基于动态分时电价的含电动汽车电网无功优化策略

Reactive Power Optimization Strategy of Power Grid with Electric Vehicles Based on Dynamic Time-of-use Tariffs

电动汽车大规模无序充电会导致电压下降、网损增加、变压器寿命下降等问题,传统无功补偿设备往往灵活性较差,不能主动适应电动汽车带来的随机性、波动性。因此,提出了一种基于动态分时电价的含电动汽车电网无功优化策略,该策略首先根据预测无功负荷值制定动态分时电价,结合消费者心理学原理量化车主对电价刺激的响应,通过改变充电装置的运行模式,使处于占位期的车辆配合无功补偿元件共同协调参与无功优化,最后构建以减小电压偏差、降低网损为目标的无功优化模型,并采用二阶锥混合整数规划法进行求解。算例通过蒙特卡洛舍选抽样法模拟用户出行及充电需求,在电动汽车无序充电及有序充电模式下分别求解无功优化问题。仿真结果验证了所提方法能够在减小电动汽车接入节点的电压偏差、降低网损的同时,减轻传统无功补偿设备的运行压力。

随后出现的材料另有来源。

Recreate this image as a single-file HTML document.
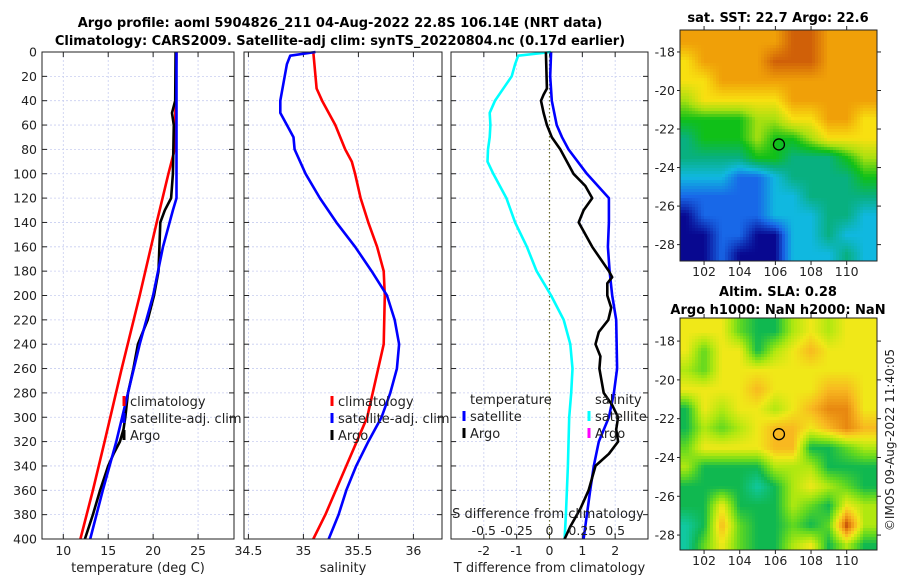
<!DOCTYPE html>
<html><head><meta charset="utf-8"><style>
html,body{margin:0;padding:0;background:#fff;}
svg{display:block;font-family:"DejaVu Sans","Liberation Sans",sans-serif;}
</style></head><body>
<svg id="fig" width="900" height="580" viewBox="0 0 900 580">
<text x="340" y="27" text-anchor="middle" font-size="13" font-weight="bold">Argo profile: aoml 5904826_211 04-Aug-2022 22.8S 106.14E (NRT data)</text>
<text x="340" y="45" text-anchor="middle" font-size="13" font-weight="bold">Climatology: CARS2009. Satellite-adj clim: synTS_20220804.nc (0.17d earlier)</text>
<text x="778" y="22" text-anchor="middle" font-size="13" font-weight="bold">sat. SST: 22.7 Argo: 22.6</text>
<text x="778" y="296" text-anchor="middle" font-size="13" font-weight="bold">Altim. SLA: 0.28</text>
<text x="778" y="314" text-anchor="middle" font-size="13" font-weight="bold">Argo h1000: NaN h2000: NaN</text>
<text x="0" y="0" transform="translate(894,440) rotate(-90)" text-anchor="middle" font-size="12" fill="#222">©IMOS 09-Aug-2022 11:40:05</text>
<g id="layer"></g>
</svg>
<script>
// ---------- Profile data (depth in dbar) ----------
const tClimDepth = [0,80,100,140,200,260,320,360,400];
const tClimVal   = [22.6,22.4,21.7,20.4,18.5,16.5,14.6,13.3,11.9];
const tSatDepth  = [0,120,130,160,200,240,280,320,360,400];
const tSatVal    = [22.6,22.6,22.2,21.1,20.0,18.5,17.2,15.9,14.4,13.0];
const tArgoDepth = [0,40,50,60,100,120,130,140,160,180,200,220,240,260,280,300,310,320,330,340,360,380,400];
const tArgoVal   = [22.5,22.45,22.1,22.3,22.2,22.0,21.3,20.8,20.7,20.6,20.1,19.4,18.3,17.8,17.2,16.9,16.7,16.3,15.6,15.0,14.1,13.3,12.4];

const sClimDepth = [0,20,30,40,50,60,80,90,100,120,140,160,180,200,240,260,300,340,380,400];
const sClimVal   = [35.09,35.11,35.12,35.17,35.23,35.29,35.38,35.44,35.47,35.52,35.59,35.67,35.73,35.74,35.73,35.68,35.58,35.39,35.2,35.09];
const sSatDepth  = [0,3,10,20,40,50,60,70,80,100,120,140,160,180,200,220,240,260,280,300,320,340,360,380,400];
const sSatVal    = [35.11,34.88,34.85,34.83,34.79,34.79,34.85,34.91,34.92,35.02,35.15,35.3,35.47,35.62,35.76,35.83,35.87,35.85,35.79,35.71,35.59,35.48,35.39,35.32,35.23];

const dtSatDepth = [0,20,40,60,70,80,100,120,140,160,180,200,220,260,280,300,320,340,360,380,400];
const dtSatVal   = [0.05,0.02,0.07,0.22,0.38,0.58,1.14,1.81,1.81,1.78,1.83,1.91,2.03,2.06,1.96,1.81,1.5,1.35,1.24,1.14,1.04];
const dtArgoDepth = [0,30,35,40,50,60,70,80,100,110,120,130,140,160,180,185,190,200,210,220,230,240,250,260,280,290,300,310,320,330,340,360,375,390,400];
const dtArgoVal   = [-0.11,-0.08,-0.18,-0.26,-0.18,-0.08,0.07,0.33,0.73,1.09,1.3,1.04,0.89,1.3,1.81,1.91,1.76,1.76,1.88,1.79,1.5,1.4,1.55,1.52,1.65,1.91,2.09,2.03,2.09,1.81,1.4,1.19,0.94,0.63,0.46];
const dsSatDepth = [0,3,10,20,40,50,60,70,80,90,100,120,140,160,180,200,220,240,260,280,300,340,380,400];
const dsSatVal   = [0.012,-0.238,-0.262,-0.288,-0.415,-0.455,-0.45,-0.455,-0.468,-0.472,-0.428,-0.328,-0.262,-0.172,-0.098,0.012,0.108,0.158,0.175,0.165,0.15,0.14,0.125,0.115];

const depthTicks = [0,20,40,60,80,100,120,140,160,180,200,220,240,260,280,300,320,340,360,380,400];
const tTicks = [10,15,20,25];
const sTicks = [34.5,35,35.5,36];
const dTTicks = [-2,-1,0,1,2];
const dSTickVals = [-0.5,-0.25,0,0.25,0.5];
const dSTickLabels = ["-0.5","-0.25","0","0.25","0.5"];

// ---------- Map data (rows lat -17.5 .. -28.5, cols lon 101 .. 111) ----------
const mapLats = [-17.5,-18.5,-19.5,-20.5,-21.5,-22.5,-23.5,-24.5,-25.5,-26.5,-27.5,-28.5];
const mapLons = [101,102,103,104,105,106,107,108,109,110,111];
const sstGrid = [
 [8,8,8,8,8,8,9,9,8,8,8],
 [7,8,8,8,8,9,9,9,8,8,8],
 [7,7,8,8,8,8,8,8,8,8,8],
 [6,7,7,7,7,7,8,8,8,8,8],
 [5,5,5,5,6,6,7,7,8,8,7],
 [4,5,5,5,6,5,5,6,7,7,7],
 [4,4,4,4,5,5,4,4,4,5,6],
 [3,3,3,2,2,3,4,4,4,4,5],
 [2,2,2,2,2,3,3,4,4,4,4],
 [1,2,2,2,2,3,3,3,4,4,3],
 [1,1,2,2,1,1,3,3,4,3,3],
 [1,1,2,1,1,1,3,3,3,4,3]];
const slaGrid = [
 [7,7,7,5,4,4,6,7,6,7,7],
 [7,5,7,7,4,6,7,8,7,7,7],
 [6,5,7,7,7,7,7,7,7,7,7],
 [7,7,7,7,8,7,7,7,8,8,7],
 [4,7,6,7,7,6,7,8,9,9,7],
 [4,6,5,6,7,8,8,7,8,9,8],
 [5,7,7,7,7,8,8,4,4,5,6],
 [6,4,4,4,4,6,6,6,4,4,4],
 [4,4,4,4,3,4,6,7,6,5,4],
 [4,4,7,4,4,4,6,5,4,7,6],
 [3,4,8,5,4,4,5,4,5,10,6],
 [3,5,7,5,4,4,6,7,4,6,4]];
const argoLon = 106.2, argoLat = -22.8;
const lonTicks = [102,104,106,108,110];
const latTicks = [-18,-20,-22,-24,-26,-28];

const NS="http://www.w3.org/2000/svg";
const layer=document.getElementById('layer');
function mk(tag,attrs,parent){const e=document.createElementNS(NS,tag);for(const k in attrs)e.setAttribute(k,attrs[k]);(parent||layer).appendChild(e);return e;}
function txt(x,y,s,size,anchor,parent){const t=mk('text',{x:x,y:y,'font-size':size,'text-anchor':anchor||'middle',fill:'#222'},parent);t.textContent=s;return t;}

const Y0=52,Y1=539;
function yD(d){return Y0+(d/400)*(Y1-Y0);}
function lin(a0,a1,p0,p1){return v=>p0+(v-a0)/(a1-a0)*(p1-p0);}

function panel(name,x0,x1,xmin,xmax,ticks,tickLabels,xlabel,showY){
  const g=mk('g',{});
  
  
  const X=lin(xmin,xmax,x0,x1);
  for(const d of depthTicks){const l=mk('line',{x1:x0,x2:x1,y1:yD(d),y2:yD(d),stroke:'#c8cef0','stroke-width':0.8,'stroke-dasharray':'2,2'},g);
    }
  for(const t of ticks){const l=mk('line',{x1:X(t),x2:X(t),y1:Y0,y2:Y1,stroke:'#c8cef0','stroke-width':0.8,'stroke-dasharray':'2,2'},g);
    }
  for(const d of depthTicks){
    mk('line',{x1:x0,x2:x0+5,y1:yD(d),y2:yD(d),stroke:'#222'},g);
    mk('line',{x1:x1-5,x2:x1,y1:yD(d),y2:yD(d),stroke:'#222'},g);
    if(showY){const t=txt(37,yD(d)+4.5,String(d),12.5,'end',g);}
  }
  ticks.forEach((t,i)=>{
    mk('line',{x1:X(t),x2:X(t),y1:Y1,y2:Y1-5,stroke:'#222'},g);
    mk('line',{x1:X(t),x2:X(t),y1:Y0,y2:Y0+5,stroke:'#222'},g);
    const l=txt(X(t),555,tickLabels[i],12.5,'middle',g);
    
    
  });
  const xl=txt((x0+x1)/2,572,xlabel,13,'middle',g);
  
  
  return {g,X,x0,x1};
}
function line(p,depths,vals,color,name,scale){
  const pts=depths.map((d,i)=>p.X(vals[i]*(scale||1)).toFixed(1)+','+yD(d).toFixed(1)).join(' ');
  const pl=mk('polyline',{points:pts,fill:'none',stroke:color,'stroke-width':2.6,'stroke-linejoin':'round'},p.g);
  
  
}
function legend(g,x,y,color,label){
  mk('rect',{x:x-1.5,y:y-10,width:3,height:10,fill:color},g);
  const t=txt(x+6,y,label,13,'start',g);
  
  
}
function box(p){const r=mk('rect',{x:p.x0,y:Y0,width:p.x1-p.x0,height:Y1-Y0,fill:'none',stroke:'#222','stroke-width':1},p.g);
  }

// Panel 1
const p1=panel('temperature-panel',42,234,7.63,29.0,tTicks,tTicks.map(String),'temperature (deg C)',true);
line(p1,tClimDepth,tClimVal,'#ff0000','temp-climatology-line');
line(p1,tArgoDepth,tArgoVal,'#000000','temp-argo-line');
line(p1,tSatDepth,tSatVal,'#0000ff','temp-satellite-line');
legend(p1.g,124,406,'#ff0000','climatology');
legend(p1.g,124,423,'#0000ff','satellite-adj. clim');
legend(p1.g,124,440,'#000000','Argo');
box(p1);

// Panel 2
const p2=panel('salinity-panel',244,442,34.46,36.26,sTicks,sTicks.map(String),'salinity',false);
line(p2,sClimDepth,sClimVal,'#ff0000','sal-climatology-line');
line(p2,sSatDepth,sSatVal,'#0000ff','sal-satellite-line');
legend(p2.g,332,406,'#ff0000','climatology');
legend(p2.g,332,423,'#0000ff','satellite-adj. clim');
legend(p2.g,332,440,'#000000','Argo');
box(p2);

// Panel 3
const p3=panel('difference-panel',451,648,-3,3,dTTicks,dTTicks.map(String),'T difference from climatology',false);
const zl=mk('line',{x1:p3.X(0),x2:p3.X(0),y1:Y0,y2:Y1,stroke:'#6b6b20','stroke-width':1.2,'stroke-dasharray':'1.5,2.5'},p3.g);


line(p3,dsSatDepth,dsSatVal,'#00ffff','sdiff-satellite-line',4);
line(p3,dtSatDepth,dtSatVal,'#0000ff','tdiff-satellite-line');
line(p3,dtArgoDepth,dtArgoVal,'#000000','tdiff-argo-line');
{const t=txt(470,404,'temperature',13,'start',p3.g);}
legend(p3.g,464,421,'#0000ff','satellite');
legend(p3.g,464,438,'#000000','Argo');
{const t=txt(595,404,'salinity',13,'start',p3.g);}
legend(p3.g,589,421,'#00ffff','satellite');
legend(p3.g,589,438,'#ff00ff','Argo');
{const t=txt(548,518,'S difference from climatology',13,'middle',p3.g);}
dSTickVals.forEach((v,i)=>{const t=txt(p3.X(v*4),535,dSTickLabels[i],12.5,'middle',p3.g);
  
  });
box(p3);

// ---------- Maps ----------
const sstStops=[[1,[8,8,144]],[2,[24,104,232]],[3,[16,184,224]],[4,[8,176,128]],[5,[16,192,24]],[6,[168,224,16]],[7,[248,224,16]],[8,[240,160,8]],[9,[208,96,8]]];
const slaStops=[[3,[16,200,160]],[4,[16,184,80]],[5,[96,216,32]],[6,[176,232,16]],[7,[240,232,24]],[8,[248,184,32]],[9,[232,136,16]],[10,[192,72,8]]];
function cmap(stops,v){
  if(v<=stops[0][0])return stops[0][1];
  for(let i=1;i<stops.length;i++){if(v<=stops[i][0]){const a=stops[i-1],b=stops[i];const f=(v-a[0])/(b[0]-a[0]);
    return a[1].map((c,k)=>Math.round(c+(b[1][k]-c)*f));}}
  return stops[stops.length-1][1];
}
function sample(grid,lon,lat){
  let fx=(lon-mapLons[0])/(mapLons[1]-mapLons[0]);let fy=(lat-mapLats[0])/(mapLats[1]-mapLats[0]);
  fx=Math.max(0,Math.min(mapLons.length-1,fx));fy=Math.max(0,Math.min(mapLats.length-1,fy));
  const i0=Math.floor(fx),j0=Math.floor(fy),i1=Math.min(i0+1,mapLons.length-1),j1=Math.min(j0+1,mapLats.length-1);
  const ax=fx-i0,ay=fy-j0;
  return grid[j0][i0]*(1-ax)*(1-ay)+grid[j0][i1]*ax*(1-ay)+grid[j1][i0]*(1-ax)*ay+grid[j1][i1]*ax*ay;
}
function drawMap(name,grid,stops,x0,x1,y0,y1,lonMin,lonMax,latTop,latBot,step){
  const g=mk('g',{});
  
  
  const X=lin(lonMin,lonMax,x0,x1),Y=lin(latTop,latBot,y0,y1);
  for(let py=y0;py<y1;py+=step){for(let px=x0;px<x1;px+=step){
    const lon=lonMin+(px+step/2-x0)/(x1-x0)*(lonMax-lonMin);
    const lat=latTop+(py+step/2-y0)/(y1-y0)*(latBot-latTop);
    const c=cmap(stops,sample(grid,lon,lat));
    mk('rect',{x:px,y:py,width:Math.min(step+0.3,x1-px),height:Math.min(step+0.3,y1-py),fill:'rgb('+c.join(',')+')'},g);
  }}
  const fr=mk('rect',{x:x0,y:y0,width:x1-x0,height:y1-y0,fill:'none',stroke:'#222'},g);
  
  
  for(const t of lonTicks){mk('line',{x1:X(t),x2:X(t),y1:y1,y2:y1+4,stroke:'#222'},g);mk('line',{x1:X(t),x2:X(t),y1:y0,y2:y0-4,stroke:'#222'},g);
    const l=txt(X(t),y1+15,String(t),12.5,'middle',g);}
  for(const t of latTicks){mk('line',{x1:x1,x2:x1+4,y1:Y(t),y2:Y(t),stroke:'#222'},g);mk('line',{x1:x0,x2:x0-3,y1:Y(t),y2:Y(t),stroke:'#222'},g);
    const l=txt(x0-5,Y(t)+4.5,String(t),12.5,'end',g);}
  const c=mk('ellipse',{cx:X(argoLon),cy:Y(argoLat),rx:5.5,ry:5.5,fill:'none',stroke:'#000','stroke-width':1.3},g);
  
  
}
drawMap('sst-map',sstGrid,sstStops,680,877,30,261,100.65,111.7,-16.86,-28.85,3);
drawMap('sla-map',slaGrid,slaStops,680,877,318,550,100.65,111.7,-16.81,-28.77,3);
</script>
</body></html>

Large scale disorderly charging of electric vehicles will cause voltage sag,increase of network loss,transformer life reduction and other problems.Traditional reactive power compensation equipment is often less flexible,and cannot actively adapt to the randomness and volatility of electric vehicles.This paper proposes a reactive power optimization strategy based on dynamic time-of-use(TOU)tariffs for power grid with electric vehicles.With the strategy we first formulated dynamic TOU tariffs according to the predicted reactive load and quantified the response of vehicle owners to the stimulation of electricity price based on the principle of consumer psychology.Then we changed the operation mode of the charging device to allow the vehicles in the occupying period to cooperate with the reactive power compensation elements to participate in the reactive power optimization.Finally,a reactive power optimization model with the goal of reducing voltage deviation and network loss is constructed,and the second-order cone mixed integer programming method was used to solve the model.In the example,the Monte Carlo sampling method was used to simulate the traveling and charging demand of users,and the reactive power optimization problems in the uncoordinated and coordinated charging modes were solved respectively.The simulation results show that the proposed method can not only reduce the voltage deviation of EV access node and the network loss,but also relieve the operating pressure of traditional reactive power compensation equipment.